His investors got scared. They applied to withdraw their funds which, they had been informed in neat invoices at the end of each year, were invested in blue-chip stocks and benign, rock-solid Treasury bonds. Regulators believe that no such investments were made.

Scouring audit trails, they believe new money entering the fund was simply used to pay returns for existing investors, the model of a classic Ponzi scheme. Under the terms of such a scam, all investors are paid with their high returns so long as new clients keep joining the fund to provide fresh capital. Overwhelmed by a rush of requests from investors to withdraw cash, Mr Madoff still managed to hold things together, until last Wednesday.

According to the New York state attorney, Mr Madoff told two senior employees – now believed to be his sons, Mark and Andrew – that his advisory business was a fraud. On the separate floor reserved for the advisory business, cut off from the rest of the firm, he told them that he was “finished”, that he had “absolutely nothing”, that “it’s all just one big lie” and that it was “basically, a giant Ponzi scheme”.

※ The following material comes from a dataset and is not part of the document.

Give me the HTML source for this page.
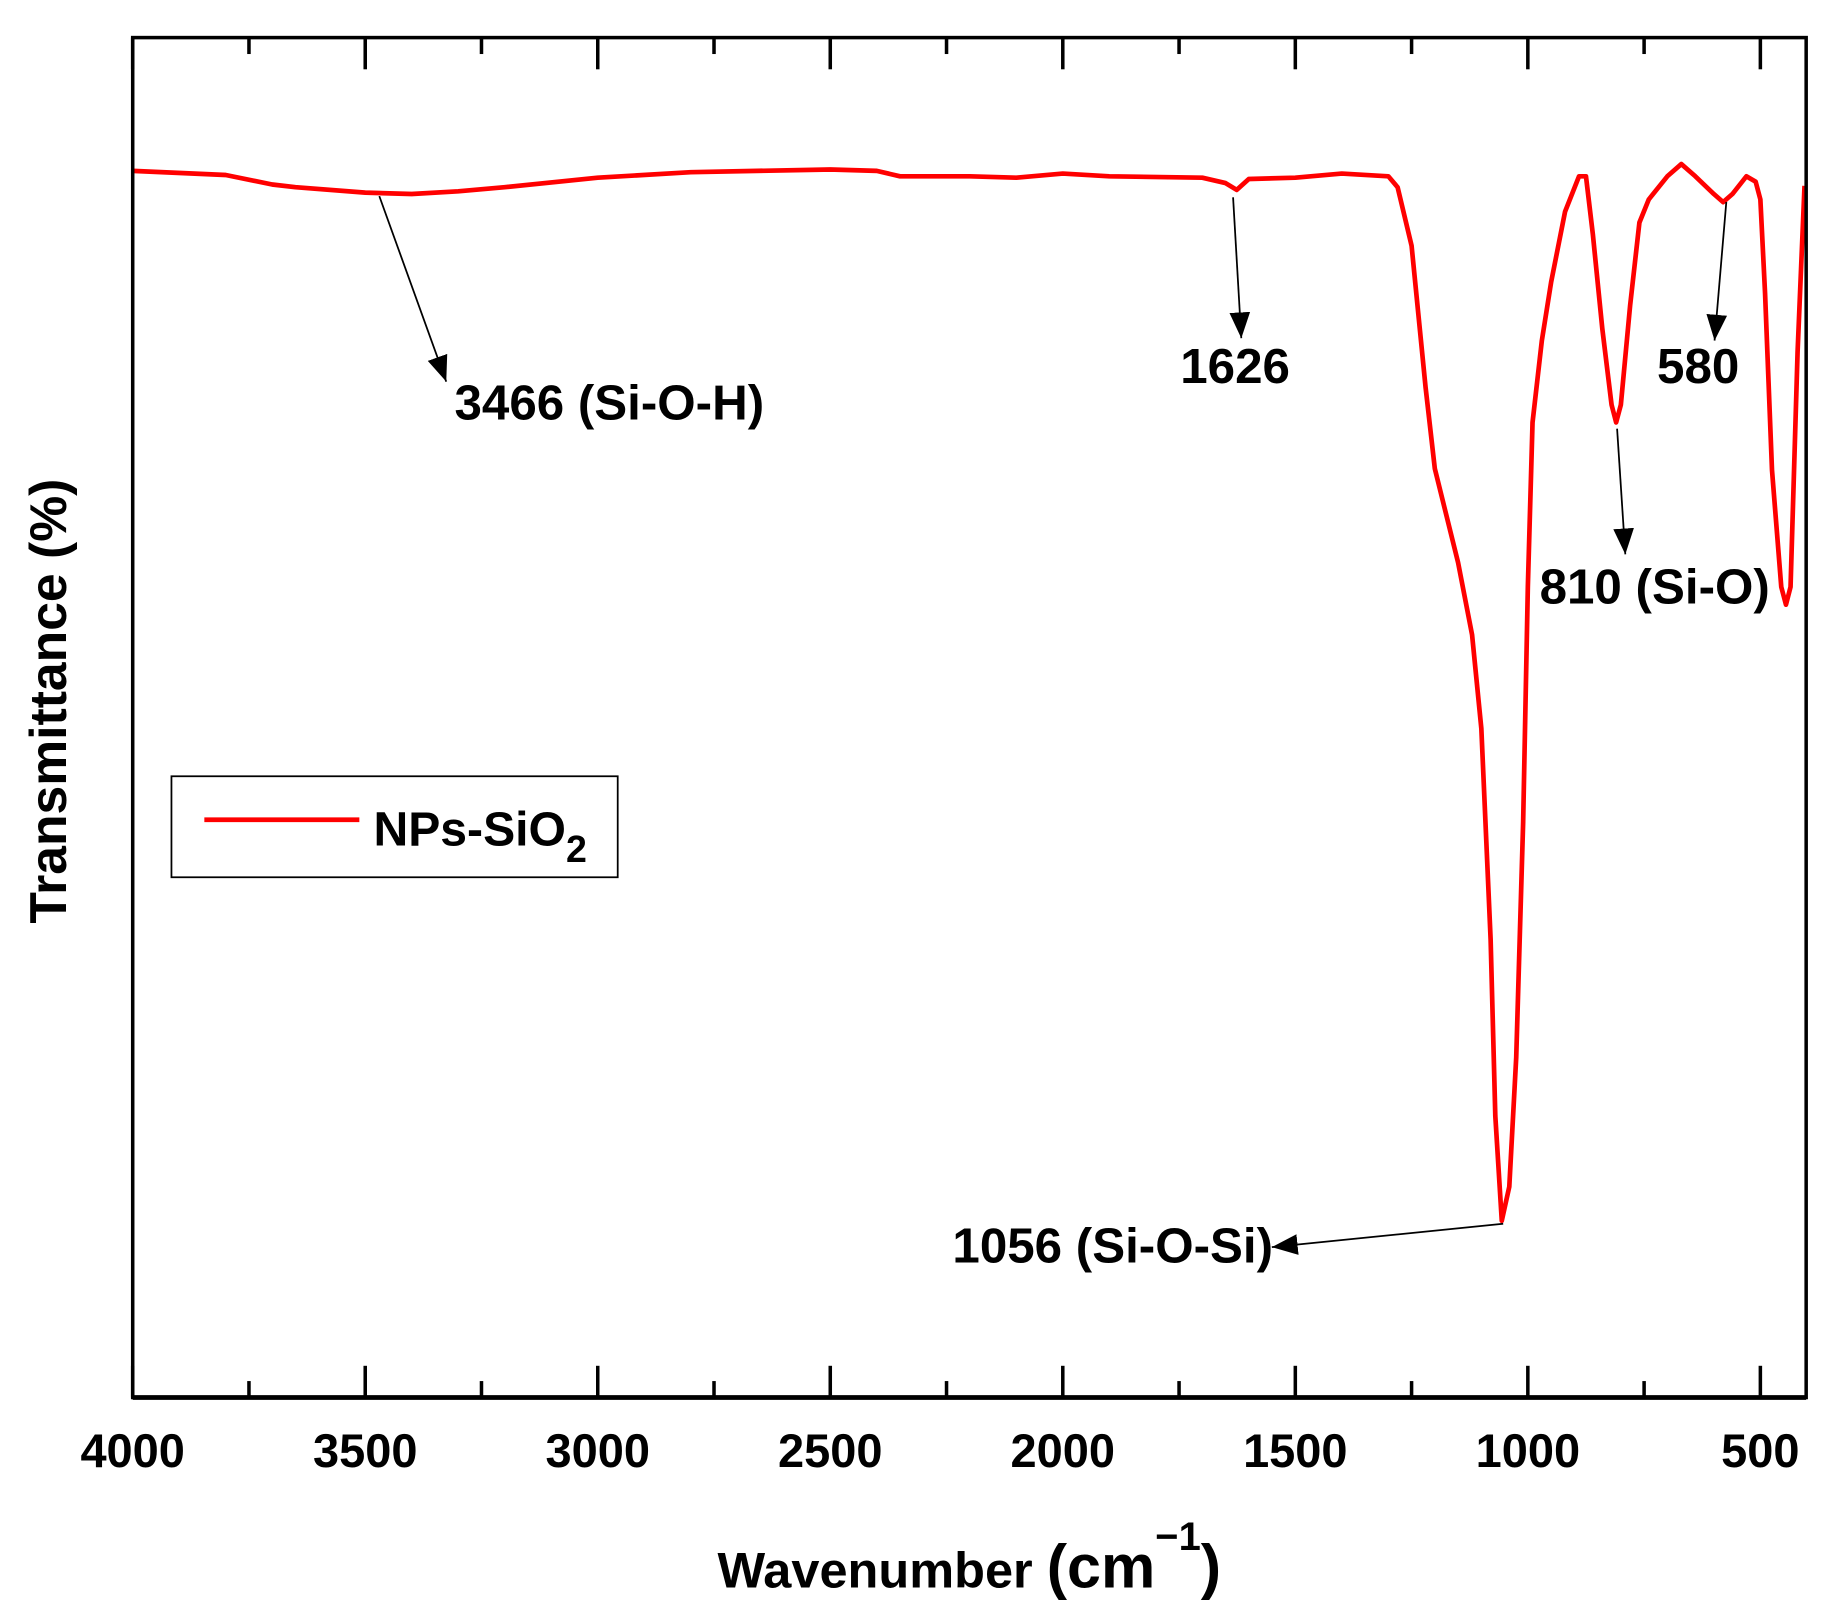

He also admitted that he thought the losses were about $50 billion and that, after disbursing the $200 million to $300 million he had left to employees, family and friends, he planned to confess all to the authorities.

It is understood that his sons did not give him time to do so, and contacted the authorities themselves. On Thursday evening he was arrested.

Now Mr Madoff is the least of the regulators’ worries. Apart from trying to assemble the case against him and ascertain whether he was assisted by other employees, they must also face vicious criticism over how the world’s biggest financial centre managed to miss a fraud on such a colossal scale.

Last night a US judge appointed a trustee to liquidate the entire American business of Mr Madoff.